▶ _GOAL_:
The listing below begins with the first line you should copy; stop after the line containing "plt.rcParams['font.family'] = ['Open", and drop every picture.

-- START OF COLLECTED DATA --

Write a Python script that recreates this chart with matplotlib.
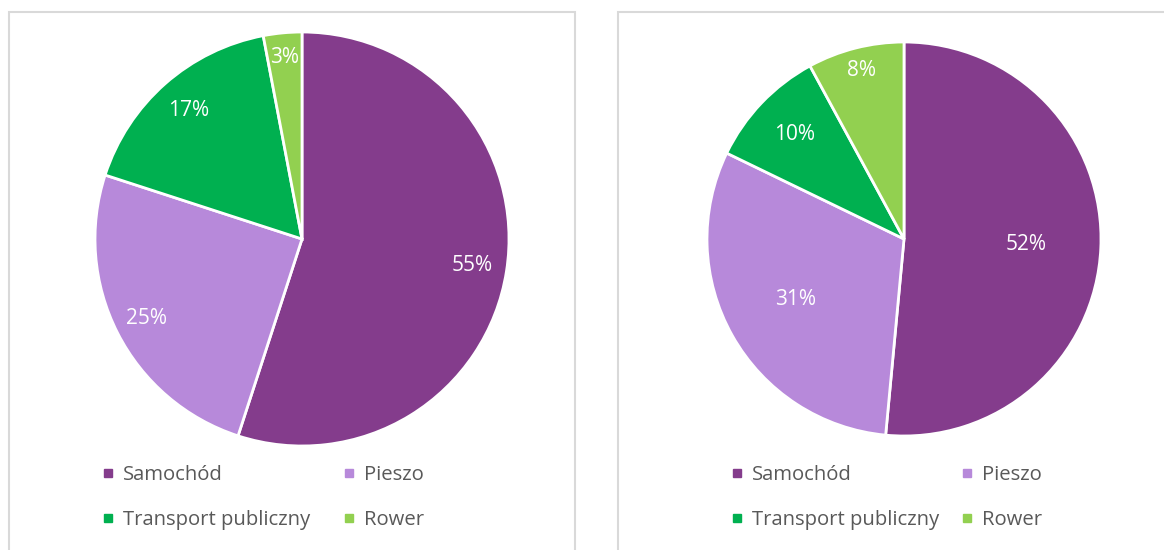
import numpy as np
import matplotlib.pyplot as plt
from matplotlib.lines import Line2D
from matplotlib.patches import Rectangle

plt.rcParams['font.family'] = ['Open Sans', 'DejaVu Sans']

categories = ["Samochód", "Pieszo", "Transport publiczny", "Rower"]
left_values = [55, 25, 17, 3]
right_values = [52, 31, 10, 8]
colors = ["#843C8C", "#B789DA", "#00B050", "#92D050"]

W, H = 1164, 550
fig = plt.figure(figsize=(W / 100, H / 100), dpi=100)


def px_axes(x0, y0_top, w, h):
    # pixel box (top-left origin) -> figure axes
    return fig.add_axes([x0 / W, 1 - (y0_top + h) / H, w / W, h / H])


# panel borders
for x0, x1 in [(9, 575), (618, 1190)]:
    fig.patches.append(Rectangle((x0 / W, -0.05), (x1 - x0) / W, 1 - 11.5 / H + 0.05,
                                 transform=fig.transFigure, fill=False,
                                 edgecolor="#D9D9D9", lw=1.5))


def draw_pie(cx, cy, r, values, dists, leg_x, colspace):
    ax = px_axes(cx - r, cy - r, 2 * r, 2 * r)
    wedges, _ = ax.pie(values, colors=colors, startangle=90, counterclock=False,
                       wedgeprops=dict(edgecolor="white", linewidth=2))
    for w, v, d in zip(wedges, values, dists):
        a = np.deg2rad((w.theta1 + w.theta2) / 2)
        ax.text(d * np.cos(a), d * np.sin(a), f"{v}%", ha="center", va="center",
                color="white", fontsize=15)
    ax.set_xlim(-1, 1)
    ax.set_ylim(-1, 1)
    handles = [Line2D([], [], marker="s", ls="", color=c, markersize=6) for c in colors]
    order = [0, 2, 1, 3]  # row-wise fill for ncol=2
    fig.legend([handles[i] for i in order], [categories[i] for i in order],
               ncol=2, loc="upper left",
               bbox_to_anchor=(leg_x / W, 1 - 465 / H), frameon=False,
               fontsize=14.6, labelcolor="#595959", handlelength=0.6,
               handletextpad=0.45, columnspacing=colspace, labelspacing=1.22,
               borderpad=0, borderaxespad=0)


draw_pie(302, 239, 207, left_values, [0.83, 0.845, 0.83, 0.88], 102, 1.6)
draw_pie(904, 239, 197, right_values, [0.62, 0.63, 0.77, 0.88], 731, 1.05)

fig.savefig("out.png", dpi=100)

-- END OF COLLECTED DATA --

▶ _FINAL RESULT_:
Write a Python script that recreates this chart with matplotlib.
import numpy as np
import matplotlib.pyplot as plt
from matplotlib.lines import Line2D
from matplotlib.patches import Rectangle

plt.rcParams['font.family'] = ['Open Sans', 'DejaVu Sans']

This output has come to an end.